> What is expected: Show all lines holding "this".

> Records supplied:
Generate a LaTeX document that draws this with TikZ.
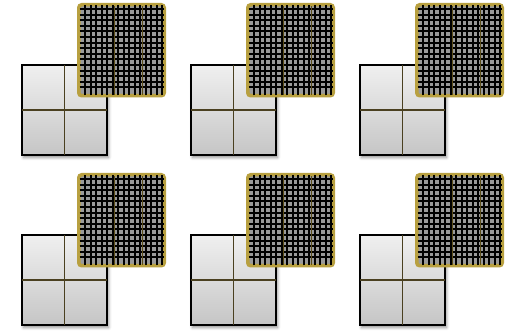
\documentclass[tikz,border=0pt]{standalone}
\usetikzlibrary{shadows.blur}
\definecolor{goldc}{HTML}{B8A040}
\definecolor{olivec}{HTML}{5A4C18}
\definecolor{midc}{HTML}{4A4020}
\definecolor{cellc}{HTML}{9A9A9A}
\tikzset{
  graybox/.style={draw=black, line width=1.5pt, top color=gray!12, bottom color=gray!45,
    minimum width=85pt, minimum height=90pt, inner sep=0pt, outer sep=0pt,
    blur shadow={shadow xshift=1.5pt, shadow yshift=-2.5pt, shadow blur radius=3pt, shadow opacity=45}},
  goldbox/.style={draw=goldc, fill=cellc, line width=3.5pt, rounded corners=3pt,
    minimum width=85.5pt, minimum height=91pt, inner sep=0pt, outer sep=0pt},
  midline/.style={draw=midc, line width=1.3pt},
  gridline/.style={draw=black, line width=2pt},
  oliveline/.style={draw=olivec, line width=0.7pt}
}
\begin{document}
\begin{tikzpicture}[x=1pt,y=1pt]
\useasboundingbox (0,0) rectangle (509,332);
\foreach \dx/\dy/\t in {0/0/1,169/0/2,338/0/3,0/170/4,169/170/5,338/170/6}{
  \begin{scope}[shift={(\dx,-\dy)}]
    \node[graybox] (g\t) at (64.5,222) {};
    \draw[midline] (g\t.north) -- (g\t.south);
    \draw[midline] (g\t.west) -- (g\t.east);
    \node[goldbox] (h\t) at (121.5,281.75) {};
    \foreach \k in {0,...,14}{
      \draw[gridline] ({85+5.5*\k},236.5) -- ({85+5.5*\k},326.5);
      \draw[gridline] (79.5,{323-5.6*\k}) -- (164,{323-5.6*\k});
    }
    \draw[oliveline] (114.7,237) -- (114.7,326);
    \draw[oliveline] (142.3,237) -- (142.3,326);
  \end{scope}
}
\end{tikzpicture}
\end{document}
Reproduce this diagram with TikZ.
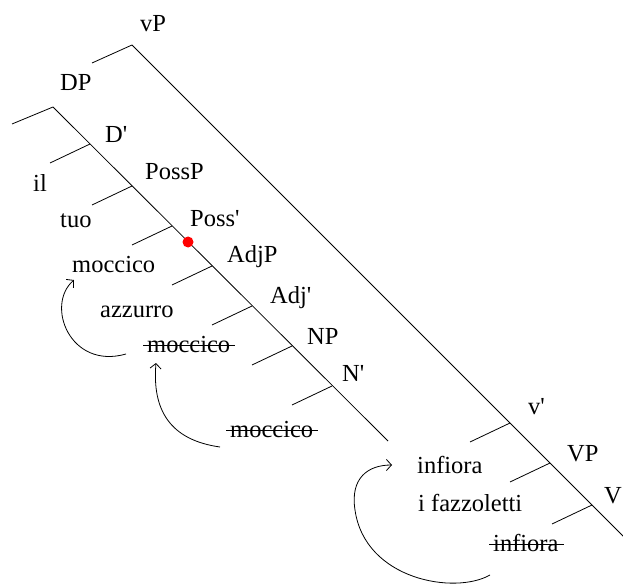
\documentclass[tikz,border=0pt]{standalone}
\usepackage{fontspec}
\newfontfamily\lab{Liberation Serif}
\usetikzlibrary{calc,arrows.meta}
\tikzset{
  lbl/.style={anchor=base west, inner sep=0pt, font=\lab\fontsize{24.5}{29}\selectfont},
  edge/.style={line width=0.8pt},
  strike/.style={line width=1.1pt},
  move/.style={line width=0.8pt, -{Straight Barb[length=5pt,width=11pt]}},
}
\begin{document}
\begin{tikzpicture}[x=1pt,y=-1pt]
\useasboundingbox (0,0) rectangle (623,585);

% vP spine and its joints
\coordinate (vP) at (132,45);
\coordinate (vPl) at (92,63);
\coordinate (vPend) at (640,553);
\coordinate (jv1) at (510,423);
\coordinate (jVP) at (550,463);
\coordinate (jV) at (592,505);
% DP spine and its joints
\coordinate (DP) at (53,107);
\coordinate (DPl) at (12,124);
\coordinate (DPend) at (388,441);
\coordinate (jD1) at (90,144);
\coordinate (jPossP) at (132,186);
\coordinate (jPoss1) at (172,226);
\coordinate (jAdjP) at (212,266);
\coordinate (jAdj1) at (252,306);
\coordinate (jNP) at (292,346);
\coordinate (jN1) at (332,386);

\draw[edge] (vPl) -- (vP) -- (vPend);
\draw[edge] (DPl) -- (DP) -- (DPend);
\foreach \j in {jD1,jPossP,jPoss1,jAdjP,jAdj1,jNP,jN1,jv1,jVP,jV}
  \draw[edge] (\j) -- ++(-40,19);

\fill[red] (188,242) circle (5.5pt);

% labels
\node[lbl] (tvP) at (140,32) {vP};
\node[lbl] (tDP) at (60,91) {DP};
\node[lbl] (tD1) at (105,143) {D'};
\node[lbl] (tPossP) at (145,180) {PossP};
\node[lbl] (til) at (33,192) {il};
\node[lbl] (ttuo) at (60,228) {tuo};
\node[lbl] (tPoss1) at (190,227) {Poss'};
\node[lbl] (m1) at (72,272) {moccico};
\node[lbl] (tAdjP) at (227,262) {AdjP};
\node[lbl] (taz) at (100,317) {azzurro};
\node[lbl] (tAdj1) at (270,303) {Adj'};
\node[lbl] (m2) at (147,352) {moccico};
\node[lbl] (tNP) at (307,344) {NP};
\node[lbl] (tN1) at (342,381) {N'};
\node[lbl] (m3) at (230,437) {moccico};
\node[lbl] (tv1) at (528,414) {v'};
\node[lbl] (i1) at (417,473) {infiora};
\node[lbl] (tVP) at (567,461) {VP};
\node[lbl] (tfaz) at (418,511) {i fazzoletti};
\node[lbl] (tV) at (604,503) {V};
\node[lbl] (i2) at (493,551) {infiora};

% strike-throughs of the lower copies
\foreach \n in {m2,m3,i2}
  \draw[strike] ($(\n.base west)+(-4,-6.5)$) -- ($(\n.base east)+(5,-6.5)$);

% movement arrows
\coordinate (a1s) at (126,354);
\coordinate (a1e) at (74,280);
\draw[move] (a1s) .. controls (70,370) and (45,305) .. (a1e);
\coordinate (a2s) at (220,447);
\coordinate (a2e) at (156,363);
\draw[move] (a2s) .. controls (170,440) and (152,410) .. (a2e);
\coordinate (a3s) at (490,575);
\coordinate (a3m) at (355,510);
\coordinate (a3e) at (392,465);
\draw[move] (a3s) .. controls (455,595) and (365,580) .. (a3m)
  .. controls (350,478) and (368,465) .. (a3e);
\end{tikzpicture}
\end{document}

> Solution to the exercise:
Generate a LaTeX document that draws this with TikZ.
Reproduce this diagram with TikZ.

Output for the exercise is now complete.